* [WHAT IS BEING ASKED]
Retype, please, the listing from its opening line through the line that contains "(5,-396) -- (1153,-396);", both included, without the pictures.

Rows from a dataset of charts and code
****************************************

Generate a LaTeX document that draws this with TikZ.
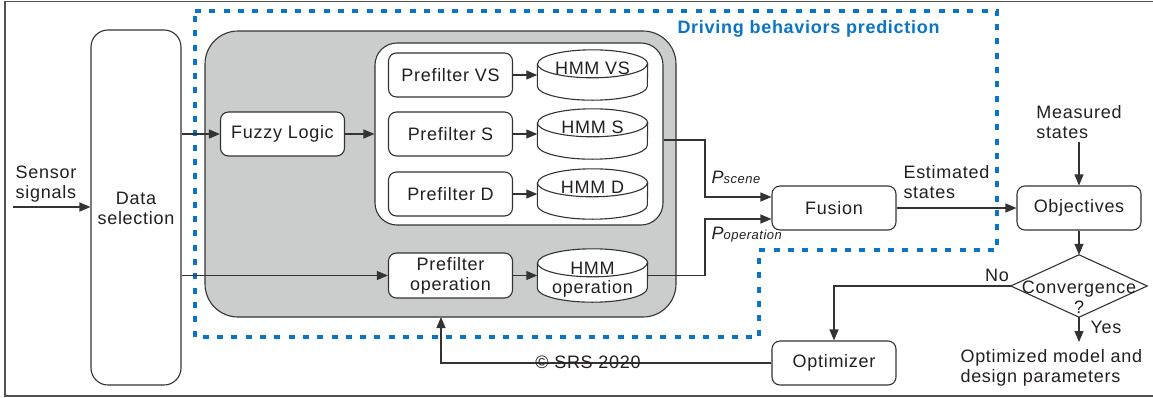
\documentclass[tikz,border=0pt]{standalone}
\usepackage{fontspec}
\setmainfont{Liberation Sans}[LetterSpace=4]
\usetikzlibrary{arrows.meta,calc}

\definecolor{ink}{HTML}{231F20}
\definecolor{edge}{HTML}{333333}
\definecolor{panel}{HTML}{CBCCCC}
\definecolor{dbp}{HTML}{0A74C6}

\pgfdeclarelayer{back}
\pgfdeclarelayer{mid}
\pgfsetlayers{back,mid,main}

% cylinder outline drawn around a named (invisible) node
\newcommand\cylout[1]{%
  \begin{pgfonlayer}{mid}
    \path[fill=white, draw=edge, line width=1.1pt]
      ([yshift=-14pt]#1.north west) -- ([yshift=14pt]#1.south west)
      arc[start angle=180, end angle=360, x radius=55pt, y radius=14pt]
      -- ([yshift=-14pt]#1.north east)
      arc[start angle=0, end angle=180, x radius=55pt, y radius=14pt] -- cycle;
    \draw[edge, line width=1.1pt] ([yshift=-14pt]#1.north west)
      arc[start angle=180, end angle=360, x radius=55pt, y radius=14pt];
  \end{pgfonlayer}}
% label lifted into the top face of a cylinder
\newcommand\cyltext[2]{\raisebox{#1}[\height][\depth]{#2}}

\begin{document}
\begin{tikzpicture}[x=1pt, y=1pt,
  font=\fontsize{18}{20}\selectfont, text=ink,
  box/.style={draw=edge, line width=1.1pt, rounded corners=8pt, fill=white,
    minimum width=124pt, minimum height=44pt, inner sep=0pt, align=center},
  cyl/.style={minimum width=110pt, minimum height=50pt, inner sep=0pt, align=center},
  arr/.style={draw=edge, line width=1.1pt, -{Triangle[length=11pt,width=9pt]}},
  ln/.style={draw=edge, line width=1.1pt}
]
\useasboundingbox (0,0) rectangle (1153,-397);

% frame
\draw[edge!85, line width=1.6pt] (1153,-1.5) -- (5,-1.5) -- (5,-396) -- (1153,-396);

% panels
\begin{pgfonlayer}{back}
  \node[draw=edge, line width=1.1pt, fill=panel, rounded corners=33pt,
        minimum width=471pt, minimum height=286pt] (gray) at (440.5,-174) {};
  \node[draw=edge, line width=1.1pt, fill=white, rounded corners=22pt,
        minimum width=288pt, minimum height=182pt] (inner) at (519,-134) {};
  \draw[dbp, line width=3.2pt, dash pattern=on 6pt off 8.3pt]
    (195,-11) -- (997,-11) -- (997,-250) -- (759,-250) -- (759,-337) -- (195,-337) -- cycle;
\end{pgfonlayer}
\node[anchor=west, text=dbp, font=\fontsize{18}{20}\selectfont\bfseries] (title) at (674,-29)
  {Driving behaviors prediction};

% data selection
\node[box, rounded corners=17pt, minimum width=90pt, minimum height=355pt] (ds) at (136,-207.5) {};
\node (dst) at (136,-208) [align=center] {Data\\selection};
\node[align=left] (sens) at (46,-184) {Sensor\\signals};
\coordinate (sin) at (13,-207);
\draw[arr] (sin) -- (sin -| ds.west);

% prefilters and HMMs
\node[box] (fuzzy) at (282.5,-134) {Fuzzy Logic};
\node[box] (pvs) at (450.5,-75) {Prefilter VS};
\node[box] (ps)  at (450.5,-134) {Prefilter S};
\node[box] (pd)  at (450.5,-194) {Prefilter D};
\node[box, minimum height=45pt] (pop) at (450.5,-275.5) {Prefilter\\operation};

\node[cyl] (hvs) at (592.5,-75) {\cyltext{7pt}{HMM VS}};
\node[cyl] (hs)  at (592.5,-134) {\cyltext{7pt}{HMM S}};
\node[cyl] (hd)  at (592.5,-194) {\cyltext{7pt}{HMM D}};
\node[cyl, minimum height=53pt] (hop) at (592.5,-275.5)
  {\cyltext{-4pt}{\begin{tabular}{@{}c@{}}HMM\\[-1pt]operation\end{tabular}}};
\cylout{hvs}\cylout{hs}\cylout{hd}\cylout{hop}

\draw[arr] (ds.east |- fuzzy.west) -- (fuzzy.west);
\draw[arr] (ds.east |- pop.west) -- (pop.west);
\draw[arr] (fuzzy.east) -- (fuzzy.east -| inner.west);
\draw[arr] (pvs.east) -- (hvs.west);
\draw[arr] (ps.east) -- (hs.west);
\draw[arr] (pd.east) -- (hd.west);
\draw[arr] (pop.east) -- (hop.west);

% fusion
\node[box] (fusion) at (834,-208) {Fusion};
\coordinate (bend) at (705,0);
\draw[arr] ([yshift=-6pt]inner.east) -- ([yshift=-6pt]inner.east -| bend)
  |- ([yshift=11pt]fusion.west);
\draw[arr] (hop.east) -- (hop.east -| bend) |- ([yshift=-11pt]fusion.west);
\node[anchor=west] (lps) at (708,-177) {\itshape P{\fontsize{13}{13}\selectfont scene}};
\node[anchor=west] (lpo) at (708,-235) {\itshape P{\fontsize{13}{13}\selectfont operation}};

% objectives and optimization loop
\node[box] (obj) at (1079,-208) {Objectives};
\node[align=left, anchor=west] (est) at (900,-182) {Estimated\\states};
\draw[arr] (fusion.east) -- (obj.west);
\node[align=left] (meas) at (1079,-122) {Measured\\states};
\draw[arr] (meas.south) -- (obj.north);

\node[minimum width=136pt, minimum height=62pt, inner sep=0pt] (conv) at (1079,-286) {};
\draw[ln] (conv.north) -- (conv.east) -- (conv.south) -- (conv.west) -- cycle;
\node[align=center] (convt) at (1079,-297) {Convergence\\?};
\draw[arr] (obj.south) -- (conv.north);

\node[box] (opt) at (834,-363) {Optimizer};
\draw[arr] (conv.west) -| (opt.north);
\node (no) at (997,-275) {No};

\coordinate (yesend) at (1079,-342);
\draw[arr] (conv.south) -- (yesend);
\node[anchor=west] (yes) at (1087,-327) {Yes};
\node[align=left, anchor=west] (res) at (957,-368) {Optimized model and\\design parameters};

\coordinate (fb) at (441,-317);
\draw[arr] (opt.west) -| (fb);
\node (copy) at (588,-362) {\textcopyright{} SRS 2020};
\end{tikzpicture}
\end{document}
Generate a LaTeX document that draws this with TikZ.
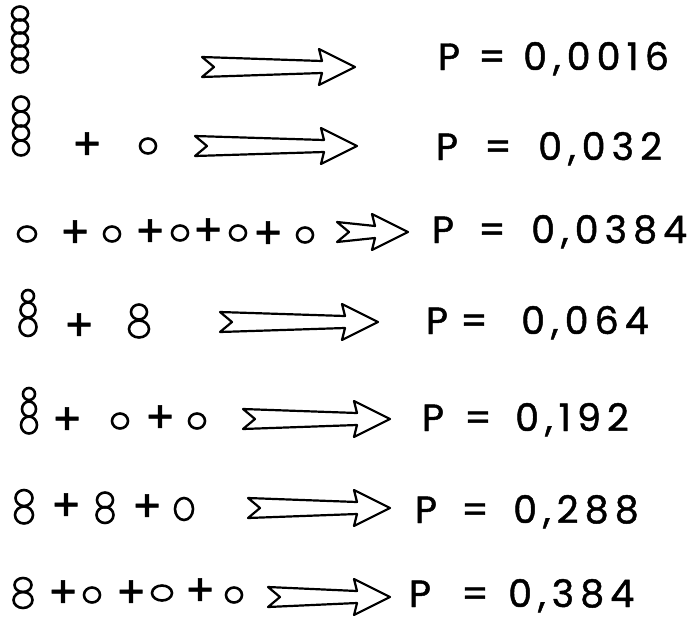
\documentclass[tikz,border=0pt]{standalone}
\usepackage{fontspec}
\setmainfont{Poppins}[FakeBold=1.2]
\newfontfamily\valfont{Poppins}[LetterSpace=16, FakeBold=1.2]
\usetikzlibrary{shapes.geometric}

\begin{document}
\begin{tikzpicture}[x=1pt, y=-1pt,
    ball/.style={draw, ellipse, line width=2.6pt, inner sep=0pt,
                 minimum width=16pt, minimum height=15pt},
    plus/.style={inner sep=0pt, font=\fontsize{44}{44}\selectfont},
    prob/.style={inner sep=0pt, anchor=base, font=\fontsize{38}{38}\selectfont},
    val/.style={inner sep=0pt, anchor=base west, font=\fontsize{38}{38}\selectfont\valfont},
    fatarrow/.pic={
      \draw[line width=2.2pt, line join=round, fill=white]
        (0,-10) -- (#1-33,-6) -- (#1-36,-18) -- (#1,0) -- (#1-36,18)
        -- (#1-33,6) -- (0,10) -- (12,0) -- cycle;
    }
]
\useasboundingbox (0,0) rectangle (698,622);

% 5
\foreach \i/\y in {1/13.5,2/26.5,3/39.5,4/52.5,5/65.5}
  \node[ball, minimum height=14pt] (r1s\i) at (20,\y) {};
\pic at (202,67) {fatarrow=153};
\node[prob] (r1p) at (449,70) {P};
\node[prob] (r1e) at (492,70) {=};
\node[val]  (r1v) at (523,70) {0,0016};

% 4 + 1
\foreach \i/\y in {1/104,2/119,3/133,4/148}
  \node[ball] (r2s\i) at (21,\y) {};
\node[plus] (r2a) at (87,146) {+};
\node[ball] (r2b) at (148,146) {};
\pic at (195,146) {fatarrow=162};
\node[prob] (r2p) at (447,160) {P};
\node[prob] (r2e) at (498,160) {=};
\node[val]  (r2v) at (538,160) {0,032};

% 1 + 1 + 1 + 1 + 1
\node[ball, minimum width=18pt] (r3b1) at (27,234) {};
\node[plus] (r3a1) at (75,234) {+};
\node[ball] (r3b2) at (112,234) {};
\node[plus] (r3a2) at (150,233) {+};
\node[ball] (r3b3) at (180,233) {};
\node[plus] (r3a3) at (208,232) {+};
\node[ball] (r3b4) at (238,233) {};
\node[plus] (r3a4) at (268,235) {+};
\node[ball] (r3b5) at (305,235) {};
\pic at (337,232) {fatarrow=71};
\node[prob] (r3p) at (443,243) {P};
\node[prob] (r3e) at (492,243) {=};
\node[val]  (r3v) at (531,243) {0,0384};

% 3 + 2
\node[ball, minimum width=12pt, minimum height=12pt] (r4s1) at (28,296) {};
\node[ball, minimum width=15pt, minimum height=15pt] (r4s2) at (28,310) {};
\node[ball, minimum width=17pt, minimum height=18pt] (r4s3) at (28,327) {};
\node[plus] (r4a) at (79,327) {+};
\node[ball, minimum width=16pt, minimum height=15pt] (r4t1) at (139,312) {};
\node[ball, minimum width=20pt, minimum height=17pt] (r4t2) at (139,329) {};
\pic at (220,322) {fatarrow=158};
\node[prob] (r4p) at (437,334) {P};
\node[prob] (r4e) at (474,334) {=};
\node[val]  (r4v) at (521,334) {0,064};

% 3 + 1 + 1
\node[ball, minimum width=12pt, minimum height=12pt] (r5s1) at (29,394) {};
\node[ball, minimum width=14pt, minimum height=15pt] (r5s2) at (29,409) {};
\node[ball, minimum width=16pt, minimum height=17pt] (r5s3) at (29,425) {};
\node[plus] (r5a1) at (67,421) {+};
\node[ball] (r5b1) at (120,421) {};
\node[plus] (r5a2) at (160,419) {+};
\node[ball] (r5b2) at (197,421) {};
\pic at (243,419) {fatarrow=147};
\node[prob] (r5p) at (433,431) {P};
\node[prob] (r5e) at (478,431) {=};
\node[val]  (r5v) at (515,431) {0,192};

% 2 + 2 + 1
\node[ball, minimum width=17pt, minimum height=16pt] (r6s1) at (24,498) {};
\node[ball, minimum width=18pt, minimum height=17pt] (r6s2) at (24,515) {};
\node[plus] (r6a1) at (66,507) {+};
\node[ball, minimum width=16pt, minimum height=15pt] (r6t1) at (105,500) {};
\node[ball, minimum width=17pt, minimum height=16pt] (r6t2) at (105,515) {};
\node[plus] (r6a2) at (147,508) {+};
\node[ball, minimum width=18pt, minimum height=22pt] (r6b) at (184,509) {};
\pic at (248,508) {fatarrow=142};
\node[prob] (r6p) at (426,523) {P};
\node[prob] (r6e) at (475,523) {=};
\node[val]  (r6v) at (513,523) {0,288};

% 2 + 1 + 1 + 1
\node[ball, minimum width=17pt, minimum height=14pt] (r7s1) at (23,585) {};
\node[ball, minimum width=19pt, minimum height=16pt] (r7s2) at (23,600) {};
\node[plus] (r7a1) at (63,594) {+};
\node[ball] (r7b1) at (92,595) {};
\node[plus] (r7a2) at (131,594) {+};
\node[ball, minimum width=20pt] (r7b2) at (162,593) {};
\node[plus] (r7a3) at (200,592) {+};
\node[ball] (r7b3) at (234,595) {};
\pic at (268,597) {fatarrow=122};
\node[prob] (r7p) at (420,607) {P};
\node[prob] (r7e) at (475,607) {=};
\node[val]  (r7v) at (508,607) {0,384};
\end{tikzpicture}
\end{document}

****************************************

* [THE ANSWER]
Generate a LaTeX document that draws this with TikZ.
\documentclass[tikz,border=0pt]{standalone}
\usepackage{fontspec}
\setmainfont{Liberation Sans}[LetterSpace=4]
\usetikzlibrary{arrows.meta,calc}

\definecolor{ink}{HTML}{231F20}
\definecolor{edge}{HTML}{333333}
\definecolor{panel}{HTML}{CBCCCC}
\definecolor{dbp}{HTML}{0A74C6}

\pgfdeclarelayer{back}
\pgfdeclarelayer{mid}
\pgfsetlayers{back,mid,main}

% cylinder outline drawn around a named (invisible) node
\newcommand\cylout[1]{%
  \begin{pgfonlayer}{mid}
    \path[fill=white, draw=edge, line width=1.1pt]
      ([yshift=-14pt]#1.north west) -- ([yshift=14pt]#1.south west)
      arc[start angle=180, end angle=360, x radius=55pt, y radius=14pt]
      -- ([yshift=-14pt]#1.north east)
      arc[start angle=0, end angle=180, x radius=55pt, y radius=14pt] -- cycle;
    \draw[edge, line width=1.1pt] ([yshift=-14pt]#1.north west)
      arc[start angle=180, end angle=360, x radius=55pt, y radius=14pt];
  \end{pgfonlayer}}
% label lifted into the top face of a cylinder
\newcommand\cyltext[2]{\raisebox{#1}[\height][\depth]{#2}}

\begin{document}
\begin{tikzpicture}[x=1pt, y=1pt,
  font=\fontsize{18}{20}\selectfont, text=ink,
  box/.style={draw=edge, line width=1.1pt, rounded corners=8pt, fill=white,
    minimum width=124pt, minimum height=44pt, inner sep=0pt, align=center},
  cyl/.style={minimum width=110pt, minimum height=50pt, inner sep=0pt, align=center},
  arr/.style={draw=edge, line width=1.1pt, -{Triangle[length=11pt,width=9pt]}},
  ln/.style={draw=edge, line width=1.1pt}
]
\useasboundingbox (0,0) rectangle (1153,-397);

% frame
\draw[edge!85, line width=1.6pt] (1153,-1.5) -- (5,-1.5) -- (5,-396) -- (1153,-396);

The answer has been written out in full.